The finding “challenges the conventional wisdom that has demonized saturated fat and extends our knowledge of why dietary saturated fat doesn’t correlate with disease,” senior author Jeff Volek, a professor of human sciences at The Ohio State University, said in a news release. “It’s unusual for a marker to track so closely with carbohydrate intake, making this a unique and clinically significant finding. As you increase carbs, this marker predictably goes up.”
The researchers found that total saturated fat in the blood did not increase — and actually dropped in most people — despite being increased in the diet when carbs were reduced. Palmitoleic acid, a fatty acid associated with unhealthy metabolism of carbohydrates that can promote disease, went down with low-carb intake and gradually increased as carbs were re-introduced to the study diet.
In the study, participants were fed six three-week diets that progressively increased carbs while simultaneously reducing total fat and saturated fat, keeping calories and protein the same.
When that marker increases, it is a signal that an increasing proportion of carbs is being converted to fat instead of being burned as fuel. Reducing carbs and adding fat to the diet in a well-formulated way, on the other hand, ensures the body will promptly burn the saturated fat as fuel — so it won’t be stored.

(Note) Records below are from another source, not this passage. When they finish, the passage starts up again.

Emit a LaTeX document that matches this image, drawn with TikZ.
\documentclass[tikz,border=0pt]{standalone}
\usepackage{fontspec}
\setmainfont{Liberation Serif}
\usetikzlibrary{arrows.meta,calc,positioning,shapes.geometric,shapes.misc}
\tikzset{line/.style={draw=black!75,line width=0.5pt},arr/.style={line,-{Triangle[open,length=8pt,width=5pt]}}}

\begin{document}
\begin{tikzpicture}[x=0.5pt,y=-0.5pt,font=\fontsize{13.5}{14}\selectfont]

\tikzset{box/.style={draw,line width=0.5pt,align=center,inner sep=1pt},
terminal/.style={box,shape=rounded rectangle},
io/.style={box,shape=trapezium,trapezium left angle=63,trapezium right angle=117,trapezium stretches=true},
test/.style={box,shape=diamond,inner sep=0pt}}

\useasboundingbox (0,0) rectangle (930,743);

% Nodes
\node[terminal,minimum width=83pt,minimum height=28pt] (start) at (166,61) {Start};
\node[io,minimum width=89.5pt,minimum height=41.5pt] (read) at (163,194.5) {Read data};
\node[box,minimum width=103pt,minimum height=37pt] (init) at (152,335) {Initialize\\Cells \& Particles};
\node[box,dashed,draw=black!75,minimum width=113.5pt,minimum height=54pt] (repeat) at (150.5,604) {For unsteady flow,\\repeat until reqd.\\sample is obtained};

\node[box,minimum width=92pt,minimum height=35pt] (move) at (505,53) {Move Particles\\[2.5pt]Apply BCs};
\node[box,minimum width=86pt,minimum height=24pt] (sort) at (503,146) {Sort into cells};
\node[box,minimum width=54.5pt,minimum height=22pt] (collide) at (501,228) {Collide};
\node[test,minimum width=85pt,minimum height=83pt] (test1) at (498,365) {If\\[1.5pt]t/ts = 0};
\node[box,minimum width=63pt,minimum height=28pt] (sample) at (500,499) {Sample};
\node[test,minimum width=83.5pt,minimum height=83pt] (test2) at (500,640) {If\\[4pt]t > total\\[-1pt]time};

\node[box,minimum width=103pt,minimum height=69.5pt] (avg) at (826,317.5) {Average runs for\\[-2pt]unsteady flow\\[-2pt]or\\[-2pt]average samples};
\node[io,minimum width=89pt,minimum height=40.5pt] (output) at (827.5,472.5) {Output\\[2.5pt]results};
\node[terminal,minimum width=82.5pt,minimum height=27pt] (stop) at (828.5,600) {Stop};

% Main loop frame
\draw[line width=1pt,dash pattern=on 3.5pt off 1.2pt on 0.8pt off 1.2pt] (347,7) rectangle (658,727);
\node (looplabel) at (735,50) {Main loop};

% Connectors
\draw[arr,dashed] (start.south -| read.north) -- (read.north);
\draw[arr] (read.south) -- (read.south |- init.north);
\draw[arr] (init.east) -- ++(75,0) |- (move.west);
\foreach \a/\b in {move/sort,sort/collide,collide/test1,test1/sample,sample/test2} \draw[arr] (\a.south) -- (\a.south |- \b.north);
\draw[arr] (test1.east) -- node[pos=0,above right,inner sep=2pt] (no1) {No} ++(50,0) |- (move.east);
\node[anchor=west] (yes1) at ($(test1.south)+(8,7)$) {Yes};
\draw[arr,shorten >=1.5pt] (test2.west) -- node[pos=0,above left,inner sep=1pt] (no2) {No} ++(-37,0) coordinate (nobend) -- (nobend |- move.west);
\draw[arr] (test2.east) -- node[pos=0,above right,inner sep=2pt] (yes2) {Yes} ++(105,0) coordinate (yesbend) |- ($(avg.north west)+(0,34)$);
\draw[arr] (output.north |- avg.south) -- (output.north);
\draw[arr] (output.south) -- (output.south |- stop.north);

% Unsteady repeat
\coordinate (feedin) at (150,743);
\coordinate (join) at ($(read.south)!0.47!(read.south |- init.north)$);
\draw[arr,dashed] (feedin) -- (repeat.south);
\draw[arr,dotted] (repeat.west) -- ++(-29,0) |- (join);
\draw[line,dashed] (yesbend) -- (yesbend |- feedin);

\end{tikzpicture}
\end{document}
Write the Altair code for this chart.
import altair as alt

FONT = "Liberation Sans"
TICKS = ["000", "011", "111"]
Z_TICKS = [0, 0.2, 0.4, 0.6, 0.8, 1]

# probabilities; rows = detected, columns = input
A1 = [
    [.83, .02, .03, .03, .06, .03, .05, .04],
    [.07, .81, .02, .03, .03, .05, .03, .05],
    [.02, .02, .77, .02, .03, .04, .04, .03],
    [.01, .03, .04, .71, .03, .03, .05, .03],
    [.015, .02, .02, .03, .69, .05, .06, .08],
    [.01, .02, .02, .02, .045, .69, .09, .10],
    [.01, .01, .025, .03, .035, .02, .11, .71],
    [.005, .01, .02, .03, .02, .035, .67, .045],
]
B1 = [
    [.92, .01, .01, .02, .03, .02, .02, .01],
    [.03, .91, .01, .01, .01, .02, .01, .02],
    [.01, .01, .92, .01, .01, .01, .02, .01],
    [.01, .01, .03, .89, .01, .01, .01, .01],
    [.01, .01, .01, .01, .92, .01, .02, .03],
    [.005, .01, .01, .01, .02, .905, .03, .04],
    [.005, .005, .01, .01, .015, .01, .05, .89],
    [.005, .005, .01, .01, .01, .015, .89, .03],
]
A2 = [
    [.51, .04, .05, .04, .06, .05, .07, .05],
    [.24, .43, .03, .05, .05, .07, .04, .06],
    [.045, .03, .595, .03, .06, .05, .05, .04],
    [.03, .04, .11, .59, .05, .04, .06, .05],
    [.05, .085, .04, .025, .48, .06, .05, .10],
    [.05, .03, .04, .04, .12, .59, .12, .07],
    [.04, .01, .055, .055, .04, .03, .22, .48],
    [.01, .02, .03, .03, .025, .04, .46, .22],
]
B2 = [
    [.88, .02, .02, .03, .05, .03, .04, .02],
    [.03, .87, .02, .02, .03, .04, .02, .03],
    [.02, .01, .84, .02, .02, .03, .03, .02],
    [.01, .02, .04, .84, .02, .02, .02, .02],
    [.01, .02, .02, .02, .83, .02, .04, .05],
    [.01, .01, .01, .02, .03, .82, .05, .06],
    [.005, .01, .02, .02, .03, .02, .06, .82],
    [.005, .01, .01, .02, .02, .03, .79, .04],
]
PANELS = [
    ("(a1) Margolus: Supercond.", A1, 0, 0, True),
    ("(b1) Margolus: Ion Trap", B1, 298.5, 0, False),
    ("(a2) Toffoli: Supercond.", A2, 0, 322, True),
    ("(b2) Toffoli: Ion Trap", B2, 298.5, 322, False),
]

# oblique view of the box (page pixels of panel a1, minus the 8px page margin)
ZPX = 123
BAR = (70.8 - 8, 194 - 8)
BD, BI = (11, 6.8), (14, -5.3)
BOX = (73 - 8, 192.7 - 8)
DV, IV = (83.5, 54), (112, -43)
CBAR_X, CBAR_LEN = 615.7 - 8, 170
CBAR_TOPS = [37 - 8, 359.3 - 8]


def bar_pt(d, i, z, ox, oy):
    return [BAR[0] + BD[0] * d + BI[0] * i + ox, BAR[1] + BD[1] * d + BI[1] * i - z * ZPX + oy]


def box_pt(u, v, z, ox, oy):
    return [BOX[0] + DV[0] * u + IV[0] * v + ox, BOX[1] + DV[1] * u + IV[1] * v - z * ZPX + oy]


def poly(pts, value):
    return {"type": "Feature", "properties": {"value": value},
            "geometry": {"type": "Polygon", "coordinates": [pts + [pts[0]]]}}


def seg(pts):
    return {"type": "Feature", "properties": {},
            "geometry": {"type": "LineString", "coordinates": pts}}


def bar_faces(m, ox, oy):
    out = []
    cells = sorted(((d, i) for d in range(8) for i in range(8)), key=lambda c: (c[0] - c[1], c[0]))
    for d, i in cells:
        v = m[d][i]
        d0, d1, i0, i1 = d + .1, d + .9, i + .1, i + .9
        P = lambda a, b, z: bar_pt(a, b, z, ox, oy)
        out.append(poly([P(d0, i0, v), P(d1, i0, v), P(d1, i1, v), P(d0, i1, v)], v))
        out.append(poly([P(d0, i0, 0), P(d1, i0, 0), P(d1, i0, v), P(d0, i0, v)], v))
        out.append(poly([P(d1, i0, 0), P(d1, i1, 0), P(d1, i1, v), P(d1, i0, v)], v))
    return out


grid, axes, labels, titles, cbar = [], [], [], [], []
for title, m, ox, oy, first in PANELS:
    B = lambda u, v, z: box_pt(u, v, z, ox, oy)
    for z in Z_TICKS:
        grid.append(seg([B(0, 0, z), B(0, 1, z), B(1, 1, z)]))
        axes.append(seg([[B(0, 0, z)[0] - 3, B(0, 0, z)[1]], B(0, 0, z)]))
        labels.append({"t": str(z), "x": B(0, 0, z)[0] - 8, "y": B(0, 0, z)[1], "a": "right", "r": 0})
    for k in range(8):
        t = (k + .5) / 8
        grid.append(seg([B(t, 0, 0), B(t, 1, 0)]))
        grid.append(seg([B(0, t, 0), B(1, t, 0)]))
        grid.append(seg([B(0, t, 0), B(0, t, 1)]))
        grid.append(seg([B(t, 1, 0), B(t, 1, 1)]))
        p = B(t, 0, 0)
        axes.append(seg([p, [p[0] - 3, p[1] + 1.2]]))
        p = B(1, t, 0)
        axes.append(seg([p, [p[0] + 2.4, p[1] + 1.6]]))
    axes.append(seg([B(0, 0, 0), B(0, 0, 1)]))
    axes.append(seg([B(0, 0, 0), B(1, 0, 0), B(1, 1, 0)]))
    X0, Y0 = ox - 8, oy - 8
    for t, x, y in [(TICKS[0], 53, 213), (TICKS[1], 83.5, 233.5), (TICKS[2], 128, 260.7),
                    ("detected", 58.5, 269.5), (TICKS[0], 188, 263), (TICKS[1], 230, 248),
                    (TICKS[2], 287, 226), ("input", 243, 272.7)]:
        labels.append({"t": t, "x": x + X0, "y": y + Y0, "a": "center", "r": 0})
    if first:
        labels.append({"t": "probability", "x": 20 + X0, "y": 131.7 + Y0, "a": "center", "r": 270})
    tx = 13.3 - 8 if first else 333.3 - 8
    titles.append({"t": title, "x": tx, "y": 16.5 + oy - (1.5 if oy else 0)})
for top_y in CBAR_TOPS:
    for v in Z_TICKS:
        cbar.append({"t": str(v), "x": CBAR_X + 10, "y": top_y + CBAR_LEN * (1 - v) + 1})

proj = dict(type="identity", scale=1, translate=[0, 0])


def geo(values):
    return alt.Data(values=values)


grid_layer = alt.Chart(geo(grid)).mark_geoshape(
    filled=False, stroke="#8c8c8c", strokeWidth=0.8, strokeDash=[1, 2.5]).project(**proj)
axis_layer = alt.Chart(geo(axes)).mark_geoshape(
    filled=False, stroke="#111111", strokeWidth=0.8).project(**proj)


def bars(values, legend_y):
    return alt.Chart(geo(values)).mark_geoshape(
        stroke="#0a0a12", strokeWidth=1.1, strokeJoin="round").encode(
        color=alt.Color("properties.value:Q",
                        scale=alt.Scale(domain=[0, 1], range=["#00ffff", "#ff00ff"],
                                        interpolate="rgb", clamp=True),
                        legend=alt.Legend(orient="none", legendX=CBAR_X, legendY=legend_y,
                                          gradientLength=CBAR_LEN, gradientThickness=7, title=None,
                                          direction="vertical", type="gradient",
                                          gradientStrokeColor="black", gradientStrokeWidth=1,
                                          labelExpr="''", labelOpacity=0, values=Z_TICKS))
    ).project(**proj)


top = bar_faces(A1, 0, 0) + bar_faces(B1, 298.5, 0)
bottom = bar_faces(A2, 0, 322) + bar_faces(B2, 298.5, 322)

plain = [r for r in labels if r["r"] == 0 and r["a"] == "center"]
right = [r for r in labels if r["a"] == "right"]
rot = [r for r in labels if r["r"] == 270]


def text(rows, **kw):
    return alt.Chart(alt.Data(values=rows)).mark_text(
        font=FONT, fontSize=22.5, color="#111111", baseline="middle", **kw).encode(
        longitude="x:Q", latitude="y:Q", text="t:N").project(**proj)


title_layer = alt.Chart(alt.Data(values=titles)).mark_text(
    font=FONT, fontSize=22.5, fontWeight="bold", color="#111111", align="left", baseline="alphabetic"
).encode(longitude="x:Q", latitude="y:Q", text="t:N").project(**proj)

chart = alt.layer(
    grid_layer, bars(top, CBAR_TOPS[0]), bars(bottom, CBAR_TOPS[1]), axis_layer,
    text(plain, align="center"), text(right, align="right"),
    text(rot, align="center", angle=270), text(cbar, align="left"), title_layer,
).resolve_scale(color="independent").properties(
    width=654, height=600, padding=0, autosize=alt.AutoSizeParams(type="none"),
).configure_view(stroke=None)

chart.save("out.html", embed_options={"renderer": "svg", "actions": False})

“When you consume a very low-carb diet your body preferentially burns saturated fat,” Volek said. “We had people eat two times more saturated fat than they had been eating before entering the study, yet when we measured saturated fat in their blood, it went down in the majority of people. Other traditional risk markers improved, as well.”
The study does not address what happens to palmitoleic acid levels when high carbs are combined with a diet high in saturated fat. Instead, Volek hoped to identify the carb-intake point at which participants began to store fat.
“That turned out to be highly variable,” he said. “Everyone showed increased palmitoleic acid levels as carbs increased, but values varied widely between individuals, especially at the highest carb intake. This is consistent with the idea that people vary widely in their tolerance to carbohydrates.”
Participants’ existing health risks were not a factor in the study because everyone ate the exact same diet for 18 weeks. Their bodies’ responses to the food were the focus of the work.
Fat is the new black
U.S. consumers increasingly are demanding their beef, even as higher prices normally would have dampened sales and consumption.
And what seems to be fueling the demand is a wave of media coverage, first, of the results of a meta-analysis of existing health data, released in March 2014, that questions the longstanding link between saturated fat and heart disease; and second, the April release of the book, “The Big, Fat Surprise: Why butter, meat and cheese belong in a healthy diet.”
Author Nina Teicholz, a journalist who spent nine years reviewing 50 years of research and interviewing nutrition experts, told attendees at the North American Meat Association Outlook Conference in September that the switch away from a diet that includes saturated fats in meat, eggs and dairy has resulted in increased carbohydrate consumption, which has contributed to obesity and diabetes.
The Ohio State research was published in the Nov. 21 issue of the journal PLOS ONE.